El silencio de Lorna

L’argent

El silencio de Lorna es un buen exponente de muchas cosas. Exponente del conflicto cada vez más alarmante entre la idea de cine en las salas y la vida real de las películas, que vuelan de una punta del mundo a otra adelantándose al mercado tradicional: el film de los Dardenne llega con más de dos años de retraso y se estrena en época de rebajas, como Paranoid Park (idem, Van Sant, 2007) en 2009, como Last Days (idem, Van Sant, 2005) en 2007. Exponente, también, del fenómeno crítico del gatillo fácil y los autores indefensos: muchas de las voces que realmente conocen la trayectoria de los Dardenne parecen habérselos quitado ya de encima como ropa vieja, dejando a los hermanos belgas sin defensores legítimos. Exponente, claro, de un momento importante en el que algunos de los grandes cineastas de ayer parecen encontrarse en una encrucijada decisiva y tantean cautelosamente nuevos caminos (Haneke, Jarmusch, Kawase…). Exponente, incluso, de una idea del cine que se vuelve hoy tanto o más arriesgada que cuando apareció. Porque, antes de entrar de detalles, El silencio de Lorna no deja de ser otra dardenniana apuesta por la transparencia y la frontalidad dramática, por la depuración formal, por la integración de lo real en la ficción como generador del pulso narrativo, más que como elemento de construcción estética. Y ocurre que esa apuesta que en su momento generó tendencia ya no está tan de moda como antes (“Un cine sin estilo”, escribió Luc Dardenne sin saber que al formular esa idea estaba, justamente, creando estilo). De Benning a Raya Martin, de Godard a Weerasethakul o incluso a Costa… Las cosas parecen moverse ahora en el terreno de la mítica y de las imágenes-continente con valor icónico, imágenes en las que palpita el pasado y la leyenda. El cine de autor más arriesgado parece decantarse hoy por el mundo de las sombras. Y los Dardenne siguen filmando la calle a plena luz del día, cada vez más solos. Por eso rodar y lanzar El silencio de Lorna fue (en 2008, cuando esto ocurrió) un acto más arriesgado que hacer lo propio con El niño (L’enfant) en 2005.

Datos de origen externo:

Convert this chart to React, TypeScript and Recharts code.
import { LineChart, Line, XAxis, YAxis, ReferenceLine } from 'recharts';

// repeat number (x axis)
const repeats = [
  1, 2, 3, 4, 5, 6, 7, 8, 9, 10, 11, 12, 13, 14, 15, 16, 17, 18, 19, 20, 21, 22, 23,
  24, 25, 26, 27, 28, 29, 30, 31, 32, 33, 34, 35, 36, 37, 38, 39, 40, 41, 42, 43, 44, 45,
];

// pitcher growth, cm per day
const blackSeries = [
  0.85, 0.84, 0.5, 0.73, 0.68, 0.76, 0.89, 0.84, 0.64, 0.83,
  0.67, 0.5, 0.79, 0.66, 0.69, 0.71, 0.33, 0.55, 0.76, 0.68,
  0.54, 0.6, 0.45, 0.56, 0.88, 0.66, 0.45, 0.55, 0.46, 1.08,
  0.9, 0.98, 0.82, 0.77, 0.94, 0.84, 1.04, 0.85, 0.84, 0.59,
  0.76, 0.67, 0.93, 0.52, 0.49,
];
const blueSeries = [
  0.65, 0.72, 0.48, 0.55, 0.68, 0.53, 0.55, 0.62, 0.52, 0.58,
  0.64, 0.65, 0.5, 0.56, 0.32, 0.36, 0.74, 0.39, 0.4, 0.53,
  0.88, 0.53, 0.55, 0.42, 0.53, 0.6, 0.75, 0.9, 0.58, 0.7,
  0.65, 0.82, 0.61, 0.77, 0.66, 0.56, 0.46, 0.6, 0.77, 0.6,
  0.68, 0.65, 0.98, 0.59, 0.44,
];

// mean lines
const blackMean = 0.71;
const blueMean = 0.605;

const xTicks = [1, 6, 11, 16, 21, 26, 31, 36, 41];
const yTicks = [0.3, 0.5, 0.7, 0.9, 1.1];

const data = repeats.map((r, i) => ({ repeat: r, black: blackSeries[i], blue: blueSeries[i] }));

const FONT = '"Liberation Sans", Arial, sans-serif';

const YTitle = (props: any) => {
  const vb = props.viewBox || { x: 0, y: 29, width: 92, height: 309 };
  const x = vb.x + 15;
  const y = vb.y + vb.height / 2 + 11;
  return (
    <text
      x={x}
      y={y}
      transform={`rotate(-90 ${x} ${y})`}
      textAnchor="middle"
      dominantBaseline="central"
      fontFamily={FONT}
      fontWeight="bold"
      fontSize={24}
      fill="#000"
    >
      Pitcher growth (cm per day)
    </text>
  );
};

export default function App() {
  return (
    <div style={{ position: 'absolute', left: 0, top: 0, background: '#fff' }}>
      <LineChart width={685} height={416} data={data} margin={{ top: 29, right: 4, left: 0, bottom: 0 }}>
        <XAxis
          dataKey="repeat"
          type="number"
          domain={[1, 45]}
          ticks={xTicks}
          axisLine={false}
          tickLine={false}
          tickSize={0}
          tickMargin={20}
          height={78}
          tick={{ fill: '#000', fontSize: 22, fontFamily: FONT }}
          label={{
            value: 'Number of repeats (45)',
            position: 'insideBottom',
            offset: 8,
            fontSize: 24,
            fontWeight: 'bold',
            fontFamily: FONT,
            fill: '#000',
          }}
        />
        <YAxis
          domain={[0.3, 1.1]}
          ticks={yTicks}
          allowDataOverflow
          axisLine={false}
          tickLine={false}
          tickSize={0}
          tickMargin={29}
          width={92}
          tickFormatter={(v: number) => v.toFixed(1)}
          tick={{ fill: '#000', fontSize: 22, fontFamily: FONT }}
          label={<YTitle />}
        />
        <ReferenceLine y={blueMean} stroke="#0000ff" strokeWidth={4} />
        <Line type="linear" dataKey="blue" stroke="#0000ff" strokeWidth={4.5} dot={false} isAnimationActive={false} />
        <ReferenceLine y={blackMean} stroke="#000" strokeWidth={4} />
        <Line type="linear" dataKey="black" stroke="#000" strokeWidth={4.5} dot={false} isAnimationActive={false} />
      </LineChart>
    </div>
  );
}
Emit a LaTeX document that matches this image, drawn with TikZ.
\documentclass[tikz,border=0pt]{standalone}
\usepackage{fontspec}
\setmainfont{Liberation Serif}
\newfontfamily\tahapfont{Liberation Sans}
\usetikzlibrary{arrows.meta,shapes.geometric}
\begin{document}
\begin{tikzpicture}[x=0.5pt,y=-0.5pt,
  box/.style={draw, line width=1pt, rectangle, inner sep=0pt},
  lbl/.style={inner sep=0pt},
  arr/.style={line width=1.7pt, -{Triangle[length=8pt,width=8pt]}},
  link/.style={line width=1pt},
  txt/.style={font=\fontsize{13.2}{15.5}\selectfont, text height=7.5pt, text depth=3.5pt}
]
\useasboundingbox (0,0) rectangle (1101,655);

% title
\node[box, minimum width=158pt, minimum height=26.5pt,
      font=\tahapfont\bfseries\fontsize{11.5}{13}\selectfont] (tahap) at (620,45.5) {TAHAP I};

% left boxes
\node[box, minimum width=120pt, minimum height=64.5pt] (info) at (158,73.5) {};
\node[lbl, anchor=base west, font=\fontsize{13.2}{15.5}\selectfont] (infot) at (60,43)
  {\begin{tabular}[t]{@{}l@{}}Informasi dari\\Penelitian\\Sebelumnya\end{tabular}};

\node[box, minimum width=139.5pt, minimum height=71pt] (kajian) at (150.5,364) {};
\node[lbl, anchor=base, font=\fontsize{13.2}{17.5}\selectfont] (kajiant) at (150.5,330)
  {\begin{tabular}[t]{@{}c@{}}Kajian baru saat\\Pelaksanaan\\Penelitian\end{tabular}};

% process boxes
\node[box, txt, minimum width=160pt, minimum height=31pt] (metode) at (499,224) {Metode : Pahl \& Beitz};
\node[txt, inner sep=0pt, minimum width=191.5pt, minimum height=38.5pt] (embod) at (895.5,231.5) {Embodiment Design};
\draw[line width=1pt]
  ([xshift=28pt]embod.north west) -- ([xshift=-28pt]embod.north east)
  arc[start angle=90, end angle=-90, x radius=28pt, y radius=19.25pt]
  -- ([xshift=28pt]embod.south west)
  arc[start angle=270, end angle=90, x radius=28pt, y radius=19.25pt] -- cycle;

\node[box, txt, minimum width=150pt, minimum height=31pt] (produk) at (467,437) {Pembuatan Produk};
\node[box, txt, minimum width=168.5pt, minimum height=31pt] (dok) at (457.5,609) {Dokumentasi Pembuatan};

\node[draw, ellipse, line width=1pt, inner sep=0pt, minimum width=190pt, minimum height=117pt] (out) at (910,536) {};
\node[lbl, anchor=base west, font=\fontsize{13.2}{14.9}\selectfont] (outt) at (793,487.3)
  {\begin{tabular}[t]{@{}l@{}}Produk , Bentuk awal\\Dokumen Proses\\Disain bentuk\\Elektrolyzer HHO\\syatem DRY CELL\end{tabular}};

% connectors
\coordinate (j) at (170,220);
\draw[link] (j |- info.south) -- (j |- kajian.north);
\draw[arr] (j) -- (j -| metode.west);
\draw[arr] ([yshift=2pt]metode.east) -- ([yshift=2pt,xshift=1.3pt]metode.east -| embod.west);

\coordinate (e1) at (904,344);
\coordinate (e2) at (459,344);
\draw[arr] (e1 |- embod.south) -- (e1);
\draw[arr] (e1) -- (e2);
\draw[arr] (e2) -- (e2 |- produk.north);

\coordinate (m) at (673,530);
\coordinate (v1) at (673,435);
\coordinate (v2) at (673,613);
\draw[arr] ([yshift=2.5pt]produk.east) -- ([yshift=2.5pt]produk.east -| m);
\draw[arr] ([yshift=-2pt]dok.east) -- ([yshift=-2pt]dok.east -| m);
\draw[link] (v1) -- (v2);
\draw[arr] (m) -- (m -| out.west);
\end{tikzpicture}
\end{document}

Por lo demás, es cierto: estamos probablemente ante el Dardenne más flojo y dubitativo desde La promesa (La promesse, 1996)-, la primera vez en muchos años que el peso de la trama eclipsa a ratos la aspereza y la precisión de los planos, que el cálculo narrativo llega a vencer al pulso de lo real. Pero aún así El silencio de Lorna sigue siendo un Dardenne. Lo es (por coherencia) en el en plano apertura, de una transparencia y concisión admirables (un fajo de billetes en la ventanilla de un banco, un rostro frío y una línea de diálogo con acento del Este: “Para un préstamo. Ya lo hemos hablado. Pronto seré belga y podré hacerlo”). Y lo es (por vitalidad creativa) en la secuencia de cierre, el desenlace más chocante e inesperado que recordamos haber visto en el cine de los Dardenne, demostrando que aún conservan capacidad de sorpresa y que aún tienen algo que decir. Por eso, para los que creemos en el aforismo de Arthur Cravan (“Tiene más mérito descubrir el misterio en la luz que en la sombra… Los lerdos sólo ven lo bello en las cosas bellas”.), Jean-Pierre y Luc Dardenne son cineastas importantes. Lo suficiente como para poder permitirles algunos pasos en falso.